A ListingCardVM may carry aiProvenance on the name.localized.<locale> (translation), the rank position (semantic re-rank), or the description field (auto-summary). The BFF copies these fields verbatim from upstream.

3. Phase 2 plans (informational)

3.1 LLM-augmented bot detection

When Phase 2 lands, the BotDetector will optionally route ambiguous cases (score ∈ [0.5, 0.85)) to ai-orchestrator-service via the BotJudgePort for an LLM verdict. Routing rules:

  • Cloud Vertex AI for primary path; ONNX Runtime edge fallback when Cloud Run instance has EDGE_AI_AVAILABLE=true.
  • Strict budget cap: ≤ 1 LLM call per session per minute.
  • HITL: not required (the LLM is advisory; the rules engine retains final say).
  • Provenance recorded in bot_score_log.signals as kind='llm-judge' with aiProvenance block.
interface BotJudgePort {
judge(input: BotJudgeInput, ctx: RequestContext): Promise<{
verdict: 'human' | 'suspect' | 'bot';
confidence: number;
reasoning: string;
aiProvenance: AIProvenance;
}>;
}

3.2 Personalised wishlist suggestions

When Phase 2 introduces consumer accounts, an ai-orchestrator-service job will produce WishlistSuggestion[] per user. The BFF will project these into a new /wishlist/suggestions endpoint, again purely as pass-through.

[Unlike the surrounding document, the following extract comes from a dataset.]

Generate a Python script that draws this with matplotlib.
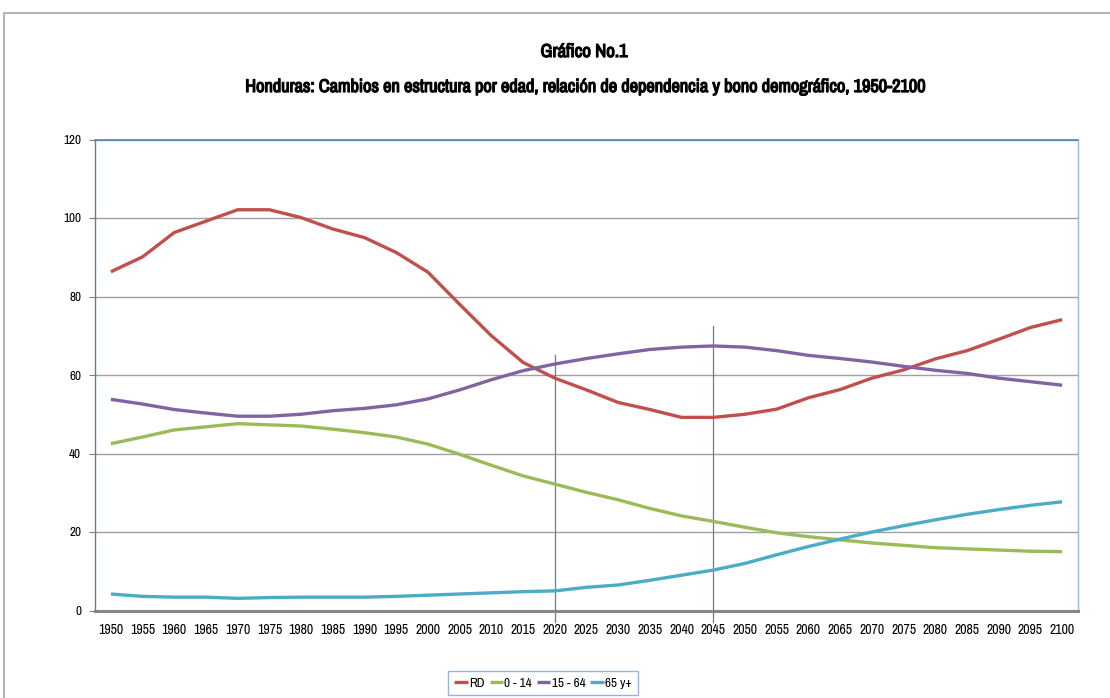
import matplotlib
matplotlib.use("Agg")
import matplotlib.pyplot as plt
import matplotlib.patheffects as pe
from matplotlib.patches import Rectangle

plt.rcParams['font.family'] = ['Archivo Narrow', 'Liberation Sans', 'DejaVu Sans']

years = list(range(1950, 2101, 5))

rd = [86.3, 90.1, 96.3, 99.2, 102.1, 102.1, 100.1, 97.2, 95.0, 91.2, 86.2, 78.0, 70.0, 63.2, 59.2,
      56.2, 53.0, 51.2, 49.2, 49.2, 50.0, 51.3, 54.2, 56.3, 59.2, 61.3, 64.1, 66.2, 69.1, 72.1, 74.1]
age_0_14 = [42.5, 44.2, 46.0, 46.8, 47.6, 47.3, 47.0, 46.2, 45.3, 44.2, 42.4, 39.8, 37.0, 34.3, 32.2,
            30.1, 28.2, 26.0, 24.1, 22.7, 21.2, 19.8, 18.8, 18.0, 17.2, 16.6, 16.0, 15.7, 15.4, 15.1, 15.0]
age_15_64 = [53.8, 52.6, 51.2, 50.3, 49.5, 49.5, 50.0, 50.9, 51.5, 52.4, 53.9, 56.2, 58.8, 61.1, 62.8,
             64.2, 65.4, 66.5, 67.1, 67.4, 67.1, 66.2, 65.0, 64.2, 63.3, 62.2, 61.2, 60.4, 59.2, 58.3, 57.4]
age_65 = [4.2, 3.6, 3.4, 3.4, 3.1, 3.3, 3.4, 3.4, 3.4, 3.6, 3.9, 4.2, 4.5, 4.8, 5.0,
          5.9, 6.5, 7.7, 9.0, 10.3, 12.0, 14.2, 16.3, 18.2, 20.0, 21.6, 23.1, 24.5, 25.7, 26.8, 27.7]

series = [("RD", rd, "#C0504D"),
          ("0 - 14", age_0_14, "#9BBB59"),
          ("15 - 64", age_15_64, "#8064A2"),
          ("65 y+", age_65, "#4BACC6")]

# bono demografico markers: (year, top of line)
markers = [(2020, 65.2), (2045, 72.4)]

fig = plt.figure(figsize=(11.1, 6.98), dpi=100)
W, H = 1110, 698

# outer chart frame
fig.patches.append(Rectangle((4 / W, -0.1), 1.2, (H - 13) / H + 0.1, transform=fig.transFigure,
                             fill=False, edgecolor="#A6A6A6", linewidth=1.2))

ax = fig.add_axes([95 / W, (H - 610.5) / H, 983 / W, 471 / H])
x = list(range(len(years)))
for name, vals, col in series:
    ax.plot(x, vals, color=col, linewidth=2.4, label=name, solid_capstyle="butt")

for yr, top in markers:
    i = years.index(yr)
    ax.plot([i, i], [-3, top], color="#4F81BD", linewidth=0.9, clip_on=False, zorder=1)

ax.set_xlim(-0.5, len(years) - 0.5)
ax.set_ylim(0, 120)
ax.set_yticks(range(0, 121, 20))
ax.set_xticks(x)
ax.set_xticklabels([str(y) for y in years])
ax.tick_params(axis="x", length=0, labelsize=10, pad=9, colors="#000000")
ax.tick_params(axis="y", length=4, width=0.8, color="#7F7F7F", labelsize=9.5, pad=6)
ax.grid(axis="y", color="#A0A0A0", linewidth=1.0)
ax.set_axisbelow(True)
ax.spines["bottom"].set_color("#868686")
ax.spines["bottom"].set_linewidth(2.2)
ax.spines["left"].set_color("#4F81BD")
ax.spines["left"].set_linewidth(1.0)
ax.spines["top"].set_color("#4F81BD")
ax.spines["top"].set_linewidth(1.2)
ax.spines["right"].set_color("#9DB9E0")
ax.spines["right"].set_linewidth(1.0)

bold = [pe.withStroke(linewidth=0.9, foreground="black")]
fig.text(584 / W, 1 - 52 / H, "Gráfico No.1", ha="center", va="center",
         fontsize=13.5, path_effects=bold)
fig.text(585 / W, 1 - 87 / H,
         "Honduras: Cambios en estructura por edad, relación de dependencia y bono demográfico, 1950-2100",
         ha="center", va="center", fontsize=13.2, path_effects=bold)

leg = fig.legend(loc="center", bbox_to_anchor=(543 / W, 1 - 683 / H), ncol=4, frameon=True,
                 fancybox=False, fontsize=9.5, handlelength=1.0, handletextpad=0.1,
                 columnspacing=0.4, borderpad=0.45, borderaxespad=0)
leg.get_frame().set_edgecolor("#7DA1D4")
leg.get_frame().set_linewidth(1.0)

fig.savefig("out.png", dpi=100)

A future Phase 3 capability — conversational refinement on top of /search — will require streaming via SSE and is explicitly not in Phase 1 scope. When it lands, the BFF will own the SSE channel but delegate the LLM turn to ai-orchestrator-service.

4. Moderation + safety

When AI-touched fields (translations, summaries) flow through this BFF, the upstream service has already applied the platform moderation policy via ai-orchestrator-service. The BFF performs:

  • Schema validation: reject any payload where aiProvenance.safetyVerdict === 'block' — fall back to the un-translated default value.
  • Length sanity: cap pass-through translated name, description, policies at the same byte limits as the canonical strings (e.g., name ≤ 256 bytes).
  • Locale match: ensure the translated localized.<locale> key matches a locale the user requested or their fallback chain.

5. HITL surfaces

This BFF surfaces no HITL approval to consumers. Every AI artifact reaching the consumer surface has been auto-approved or human-approved upstream. The presence of an aiProvenance.safetyVerdict === 'review' value indicates the upstream HITL is still in progress; the BFF treats those values as not yet visible and falls back to the un-AI version.

6. Cost + budget

The BFF's own AI cost is zero in Phase 1. Phase 2 budgets:

CapabilityBudget cap (per day per environment)Enforcer
LLM-augmented bot detection$25 USDai-orchestrator-service token bucket
Wishlist suggestions$5 USDSame

Exceeded budgets fall back gracefully (rules-only bot detection; no suggestions surfaced). Alert pages on-call when budget consumed > 80% by 10 a.m. local.

7. Observability

  • Every AI pass-through field carries the upstream decisionId so analysts can trace from a search-result re-rank back to the AI call in ai-orchestrator-service.
  • We emit an OpenTelemetry span attribute ai.upstream.invoked=true on responses where any nested object had aiProvenance. This makes it easy to filter "AI-touched responses" in Cloud Trace.
  • We do not double-count cost: only the originating service is the cost-attributed service for an AI call.

8. Audit + compliance

Pass-through AI responses inherit the audit position of the upstream service. No new audit entries are written by this BFF for AI artifacts. The audit-service join key is decisionId; the BFF's contribution is only that it surfaced the artifact to a guestSessionId. That linkage lives in the MetaPageView row, where the page's AI-touched fields are summarised in a aiTouchedFields[] JSON column (Phase 2; not present Phase 1).